Difficile, en revanche, de ne pas faire le lien entre la sortie pro-consolidation de Ramon Fernandez et les très mauvaises performances d'Orange en Bourse. Cela fait longtemps que l'opérateur historique essuie les foudres des marchés. Depuis la fin 2019, où il caracolait à 15 euros, le titre se traîne sous la barre des 10 euros. Orange, tout comme les autres grands opérateurs européens, fait l'objet d'une fronde des investisseurs, qui pestent contre ses gros investissements dans la fibre, la 4G et la 5G, alors que les prix demeurent bas en raison d'une forte concurrence.
« Vodafone relève ses objectifs, et le titre baisse ! »
C'est la raison pour laquelle Iliad et Altice ont fait leurs adieux à la Bourse. Stéphane Richard ne cache pas qu'il aimerait, « s'il [le] pouvait », faire de même, a-t-il déclaré en conférence de presse le 5 novembre dernier. Le sujet le mine. Ce mercredi à Anvers, il s'est notamment insurgé contre la baisse du cours de Vodafone, le géant britannique du mobile, qui venait de publier ses résultats trimestriels. « Ils relèvent leurs objectifs, et le titre baisse ! », a-t-il râlé, l'air dépité devant son smartphone.
Toutes les dernières tentatives d'Orange de rebooster un peu son cours de Bourse ont échoué. L'opérateur historique a notamment lancé, ces derniers temps, une « tower co », Totem, et une « fiber co », Orange Concessions. En logeant une partie de ses réseaux de fibre et de téléphonie mobile dans de nouvelles filiales, Orange veut développer leurs business, tout en dégageant du cash en faisant rentrer des entreprises et fonds d'investissements à leur capital.

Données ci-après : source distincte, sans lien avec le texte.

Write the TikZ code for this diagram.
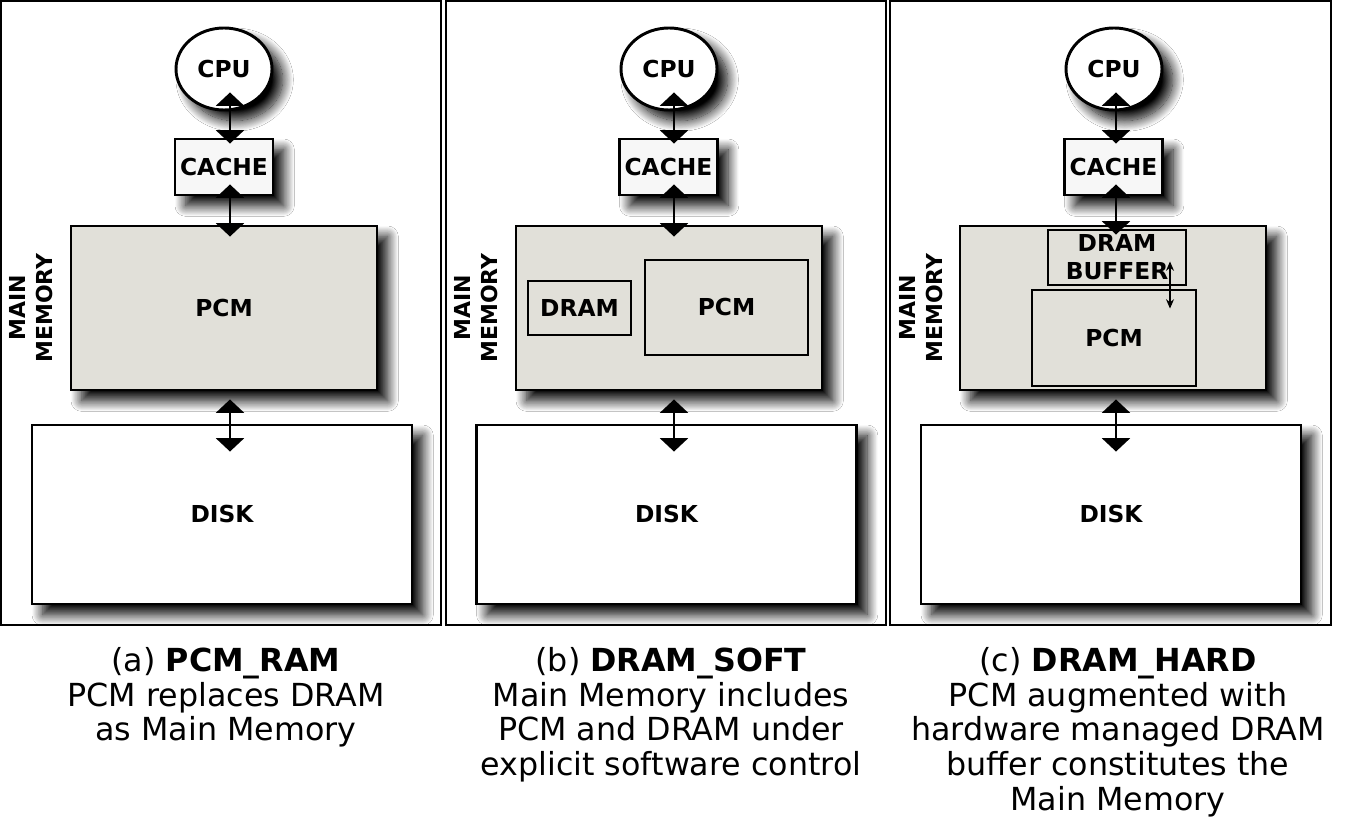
\documentclass[tikz,border=0pt]{standalone}
\usepackage{fontspec}
\setmainfont{DejaVu Sans}
\usetikzlibrary{arrows.meta,shadows.blur,shapes.geometric}
\definecolor{memgray}{RGB}{225,224,217}
\begin{document}
\begin{tikzpicture}[x=0.75pt,y=-0.75pt,
  every node/.style={inner sep=0pt},
  sh/.style={blur shadow={shadow xshift=8pt,shadow yshift=-8pt,shadow blur radius=8pt,shadow opacity=100,shadow blur steps=16}},
  lbl/.style={font=\fontsize{17.5}{21}\selectfont\bfseries},
  box/.style={draw,line width=2.2pt,lbl},
  cpubox/.style={ellipse,box,fill=white,sh,minimum width=72pt,minimum height=61.5pt},
  cachebox/.style={rectangle,box,fill=white!97!black,sh,minimum width=73.5pt,minimum height=42pt},
  membox/.style={rectangle,box,fill=memgray,sh,minimum width=229.5pt,minimum height=123pt},
  diskbox/.style={rectangle,box,fill=white,sh,minimum width=285pt,minimum height=134.25pt},
  innerbox/.style={rectangle,box,fill=memgray},
  frame/.style={draw,line width=1.5pt},
  biarrow/.style={{Triangle[width=21pt,length=10pt]}-{Triangle[width=21pt,length=10pt]},line width=1.5pt},
  smallarrow/.style={{Stealth[width=6pt,length=7pt]}-{Stealth[width=6pt,length=7pt]},line width=0.8pt},
  mmlabel/.style={rotate=90,align=center,font=\fontsize{16.5}{20.25}\selectfont\bfseries},
  caption/.style={anchor=north,align=center,font=\fontsize{23.8}{26}\selectfont}
]
\useasboundingbox (0,0) rectangle (1350,817);
\fill[white] (0,0) rectangle (1350,817);

% ---------- Panel (a) ----------
\draw[frame] (1,1) rectangle (441,625);
\node[diskbox] (da) at (222,514.5) {DISK};
\node[membox] (ma) at (224,308) {PCM};
\node[cachebox] (ca) at (224,167) {CACHE};
\node[cpubox] (pa) at (224,69) {CPU};
\node[mmlabel] (la) at (31.5,308) {MAIN\\MEMORY};
\coordinate (xa) at (230,0);
\draw[biarrow,shorten <=-14.25pt,shorten >=-4.5pt] (pa.south -| xa) -- (ca.north -| xa);
\draw[biarrow,shorten <=-9pt,shorten >=-9pt] (ca.south -| xa) -- (ma.north -| xa);
\draw[biarrow,shorten <=6pt,shorten >=-21pt] (ma.south -| xa) -- (da.north -| xa);
\node[caption] (capa) at (226,647) {(a) \textbf{PCM\_RAM}\\PCM replaces DRAM\\as Main Memory};

% ---------- Panel (b) ----------
\draw[frame] (446,1) rectangle (886,625);
\node[diskbox] (db) at (666.5,514.5) {DISK};
\node[membox] (mb) at (669,308) {};
\node[innerbox,minimum width=77.25pt,minimum height=40.5pt] (drb) at (579.5,308) {DRAM};
\node[innerbox,minimum width=122.25pt,minimum height=71.25pt] (pcb) at (726.5,307.5) {PCM};
\node[cachebox] (cb) at (668.5,167) {CACHE};
\node[cpubox] (pb) at (669,69) {CPU};
\node[mmlabel] (lb) at (476,308) {MAIN\\MEMORY};
\coordinate (xb) at (674,0);
\draw[biarrow,shorten <=-14.25pt,shorten >=-4.5pt] (pb.south -| xb) -- (cb.north -| xb);
\draw[biarrow,shorten <=-9pt,shorten >=-9pt] (cb.south -| xb) -- (mb.north -| xb);
\draw[biarrow,shorten <=6pt,shorten >=-21pt] (mb.south -| xb) -- (db.north -| xb);
\node[caption] (capb) at (671,647) {(b) \textbf{DRAM\_SOFT}\\Main Memory includes\\PCM and DRAM under\\explicit software control};

% ---------- Panel (c) ----------
\draw[frame] (890,1) rectangle (1331,625);
\node[diskbox] (dc) at (1111,514.5) {DISK};
\node[membox] (mc) at (1113,308) {};
\node[innerbox,minimum width=123pt,minimum height=72pt] (pcc) at (1114,338) {PCM};
\node[innerbox,minimum width=103.5pt,minimum height=41.25pt,align=center,font=\fontsize{17.5}{21}\selectfont\bfseries] (bfc) at (1117,257.5) {DRAM\\BUFFER};
\node[cachebox] (cc) at (1113.5,167) {CACHE};
\node[cpubox] (pc) at (1114,69) {CPU};
\node[mmlabel] (lc) at (921,308) {MAIN\\MEMORY};
\coordinate (xc) at (1116,0);
\coordinate (sc) at (1170,0);
\draw[biarrow,shorten <=-14.25pt,shorten >=-4.5pt] (pc.south -| xc) -- (cc.north -| xc);
\draw[biarrow,shorten <=-9pt,shorten >=-4.5pt] (cc.south -| xc) -- (bfc.north -| xc);
\draw[biarrow,shorten <=6pt,shorten >=-21pt] (mc.south -| xc) -- (dc.north -| xc);
\draw[smallarrow,shorten <=-18.75pt,shorten >=-15pt] (bfc.south -| sc) -- (pcc.north -| sc);
\node[caption] (capc) at (1118,647) {(c) \textbf{DRAM\_HARD}\\PCM augmented with\\hardware managed DRAM\\buffer constitutes the\\Main Memory};
\end{tikzpicture}
\end{document}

L'opérateur n'a jamais caché qu'il entendait aussi, avec ces manœuvres, démontrer aux marchés qu'il disposait de beaux actifs. Et ce, dans un contexte où les investisseurs adorent les infrastructures télécoms, alors qu'ils boudent les opérateurs. En témoigne la capitalisation boursière de Cellnex, le nouveau géant espagnol des tours télécoms, qui se situe à 35 milliards d'euros, 9 milliards de plus que celle d'Orange ! Il n'empêche que les lancements de Totem et d'Orange Concessions n'ont pas eu de réel impact sur le cours de l'opérateur.
Une consolidation changerait tout
En revanche, une consolidation du marché français changerait tout. Tous les acteurs restants y gagneraient. Chacun disposerait, d'abord, d'une plus grosse part de gâteau. Une moindre concurrence permettrait aussi de rehausser les prix, et donc les profits. De quoi, sans nul doute, redonner un joli coup de fouet au cours d'Orange. Les propos de Ramon Fernandez ont d'ailleurs été bien entendus par les marchés. Ce jeudi matin, le titre de l'opérateur historique a un temps progressé de 1,3%, à 9,92 euros.